Finding the source of dark matter is one of the key areas of modern astronomy, and the Higgs boson can be the key.
Confirmation of the discovery of the Higgs boson came to us in 2012 after dozens of years of searching. The Higgs boson, theoretically predicted in the 1960s and experimentally confirmed at the Large Hadron Collider near Geneva, Switzerland, eventually led to the award of the Nobel Prize in Physics to Peter Higgs and François Engler.
As we already know, the Higgs particle mediates the Higgs field, which gives mass to all matter. The discovery of the Higgs boson at the Large Hadron Collider became the “missing element” of the standard model of physics. The standard model defines our understanding of the quantum world. A kind of recipe book that allows us to understand how subatomic particles and forces interact on a small scale.
However, although the Standard Model works for most of our tasks, it is not a comprehensive model. In particular, the standard model does not include gravity - obviously a very important omission. In addition, the standard model does not predict the source of the mysterious dark matter - a fact that is becoming increasingly controversial today. Cosmological studies predict that 84, 5 percent of the Universe consists of dark matter, which may have gravitational force and does not interact with electromagnetic force. This type of matter, known as non-baryonic matter, cannot be seen, but its effects become apparent, for example, when observing gravitational effects in clusters of galaxies. We can be sure of this, but we simply cannot see it and therefore cannot fully understand its nature.
There are many theories suggesting various exotic sources of dark matter, but a new model put forward by a group of scientists led by particle theorist Christopher Peterson from Chalmers University of Technology in Sweden will be tested when the Large Hadron Collider restarts this spring.

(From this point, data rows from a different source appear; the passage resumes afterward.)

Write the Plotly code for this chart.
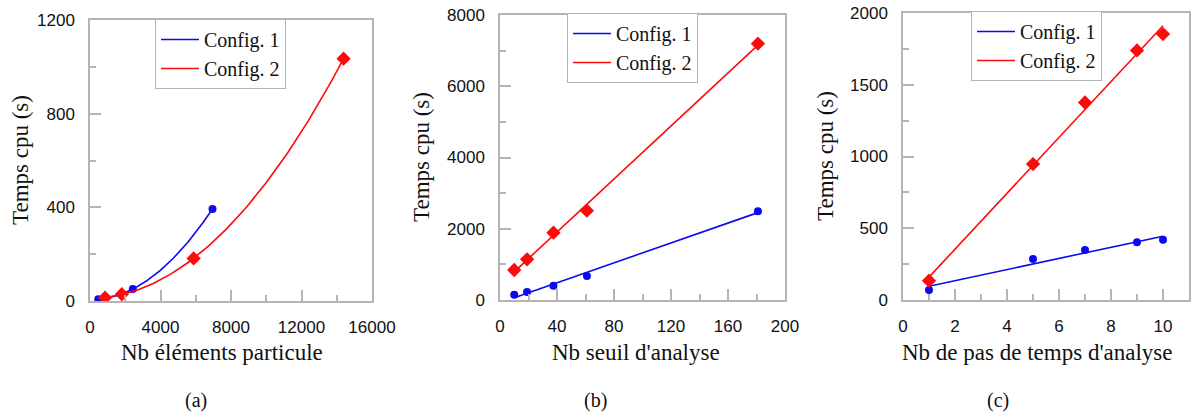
import numpy as np
import plotly.graph_objects as go

# ---------------- data ----------------
# (a) Nb éléments particule
a_x1 = [470, 2430, 6950]
a_y1 = [7, 51, 393]
a_x2 = [854, 1805, 5880, 14390]
a_y2 = [14, 29, 182, 1035]
# (b) Nb seuil d'analyse
b_x = [10, 19, 37.5, 61, 181]
b_y1 = [149, 225, 401, 674, 2490]
b_y2 = [842, 1142, 1889, 2507, 7195]
# (c) Nb de pas de temps d'analyse
c_x = [1, 5, 7, 9, 10]
c_y1 = [70, 286, 349, 402, 419]
c_y2 = [135, 947, 1377, 1739, 1853]

series_names = ["Config. 1", "Config. 2"]
captions = ["(a)", "(b)", "(c)"]
x_titles = ["Nb éléments particule", "Nb seuil d'analyse", "Nb de pas de temps d'analyse"]
y_title = "Temps cpu (s)"

BLUE = "#0a0af0"
RED = "#ff0a0a"
GRID = "#b4b4b4"
W, H = 1193, 417
SERIF = "Liberation Serif, Times New Roman, serif"
SANS = "Liberation Sans, Arial, sans-serif"


def fit_curve(x, y, deg, n):
    c = np.polyfit(x, y, deg)
    xs = np.linspace(min(x), max(x), n)
    return xs, np.polyval(c, xs)


fig = go.Figure()

panels = [
    dict(sets=[(a_x1, a_y1), (a_x2, a_y2)], deg=2, n=100),
    dict(sets=[(b_x, b_y1), (b_x, b_y2)], deg=1, n=2),
    dict(sets=[(c_x, c_y1), (c_x, c_y2)], deg=1, n=2),
]
colors = [BLUE, RED]
symbols = ["circle", "diamond"]
msize = [8, 11]
legends = ["legend", "legend2", "legend3"]

for p, panel in enumerate(panels):
    ax = "" if p == 0 else str(p + 1)
    for s, (x, y) in enumerate(panel["sets"]):
        xs, ys = fit_curve(x, y, panel["deg"], panel["n"])
        fig.add_trace(go.Scatter(
            x=xs, y=ys, mode="lines", name=series_names[s],
            line=dict(color=colors[s], width=1.6),
            xaxis="x" + ax, yaxis="y" + ax,
            legend=legends[p], legendgroup=f"g{p}{s}", showlegend=True))
        fig.add_trace(go.Scatter(
            x=x, y=y, mode="markers",
            marker=dict(color=colors[s], symbol=symbols[s], size=msize[s]),
            xaxis="x" + ax, yaxis="y" + ax, showlegend=False))

# plot areas in pixels (left, right, top, bottom)
boxes = [(90, 372, 20, 301), (500, 785, 15, 300), (903, 1189, 13, 300)]
xranges = [[0, 16000], [0, 200], [0, 11]]
yranges = [[0, 1200], [0, 8000], [0, 2000]]
xdt = [4000, 40, 2]
xmdt = [2000, 20, 1]
ydt = [400, 2000, 500]
ymdt = [200, 1000, 250]

tickfont = dict(family=SANS, size=17, color="#111111")
layout = {}
for p in range(3):
    l, r, t, b = boxes[p]
    ax = "" if p == 0 else str(p + 1)
    common = dict(showline=True, mirror=True, linecolor=GRID, linewidth=1.5,
                  showgrid=False, zeroline=False, ticks="inside", ticklen=11,
                  tickcolor=GRID, tickwidth=1.5, tickfont=tickfont,
                  ticklabelstandoff=10, exponentformat="none", tickformat="d",
                  automargin=False)
    layout["xaxis" + ax] = dict(common, domain=[l / W, r / W], range=xranges[p],
                                dtick=xdt[p], tick0=0, anchor="y" + ax,
                                minor=dict(dtick=xmdt[p], tick0=0, ticks="inside",
                                           ticklen=6, tickcolor=GRID, tickwidth=1.5))
    layout["yaxis" + ax] = dict(common, domain=[1 - b / H, 1 - t / H], range=yranges[p],
                                dtick=ydt[p], tick0=0, anchor="x" + ax,
                                minor=dict(dtick=ymdt[p], tick0=0, ticks="inside",
                                           ticklen=6, tickcolor=GRID, tickwidth=1.5))

leg_pos = [(155, 19), (567, 13), (971, 11)]
for p in range(3):
    lx, ly = leg_pos[p]
    layout[legends[p]] = dict(x=lx / W, y=1 - ly / H, xanchor="left", yanchor="top",
                              bgcolor="white", bordercolor=GRID, borderwidth=1,
                              font=dict(family=SERIF, size=20, color="#111111"),
                              itemwidth=38, tracegroupgap=0, traceorder="grouped")

annotations = []
ytitle_x = [20, 421, 825]
ytitle_y = [160, 157, 156]
xtitle_x = [222, 636, 1037]
cap_x = [196, 595, 998]
for p in range(3):
    annotations.append(dict(text=y_title, x=ytitle_x[p] / W, y=1 - ytitle_y[p] / H,
                            xref="paper", yref="paper", showarrow=False, textangle=-90,
                            font=dict(family=SERIF, size=23, color="#111111"),
                            xanchor="center", yanchor="middle"))
    annotations.append(dict(text=x_titles[p], x=xtitle_x[p] / W, y=1 - 352 / H,
                            xref="paper", yref="paper", showarrow=False,
                            font=dict(family=SERIF, size=23, color="#111111"),
                            xanchor="center", yanchor="middle"))
    annotations.append(dict(text=captions[p], x=cap_x[p] / W, y=1 - 400 / H,
                            xref="paper", yref="paper", showarrow=False,
                            font=dict(family=SERIF, size=20, color="#111111"),
                            xanchor="center", yanchor="middle"))

fig.update_layout(template="none", width=W, height=H, margin=dict(l=0, r=0, t=0, b=0, pad=0),
                  paper_bgcolor="white", plot_bgcolor="white", autosize=False,
                  annotations=annotations, **layout)

fig.write_html("out.html", config={"displayModeBar": False},
               post_script="document.body.style.margin='0';document.body.style.overflow='hidden';")
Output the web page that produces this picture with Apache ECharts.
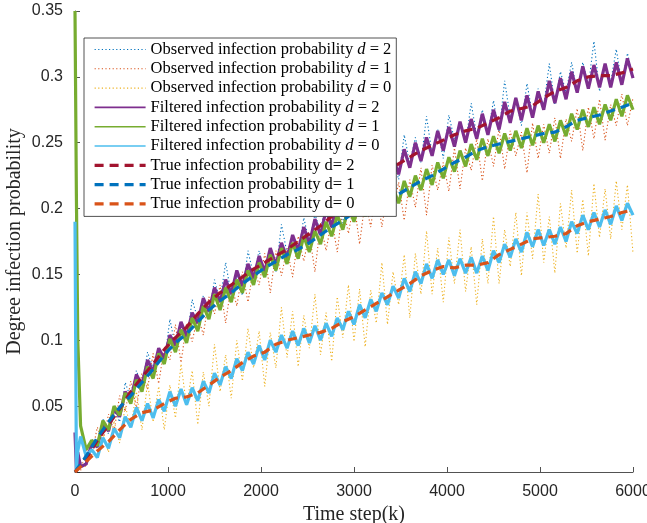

Peterson suggests that the Higgs boson can decay. This decay is determined by supersymmetry. Supersymmetry predicts that there are more massive “super partners” of known particles that exist outside the framework of the Standard Model. Although there were already hints of these supersymmetric particles, the final observations were very difficult to track. The detectors of the Large Hadron Collider did not directly “see” the Higgs boson when it was detected. For countless billions of particle collisions, the ATLAS and CMS detectors have slowly created a picture of particles after collisions, which ejected the energy generated by collisions of protons rotating in opposite directions. From this particle collision energy, Higgs bosons emerged, quickly decaying into other particles, which the detectors could measure, for example, muons (the more massive cousin of the electron). These kind of “fingerprints” of the Higgs boson became evidence that the Higgs bosons exist.
Now Peterson’s team has suggested that if supersymmetry is real, then the Higgs boson may have a different decay mode, decaying into photons and dark matter particles.
“This is a dream for a theoretical physicist in particle physics. LHC is the only place where the model can be tested,” said Peterson.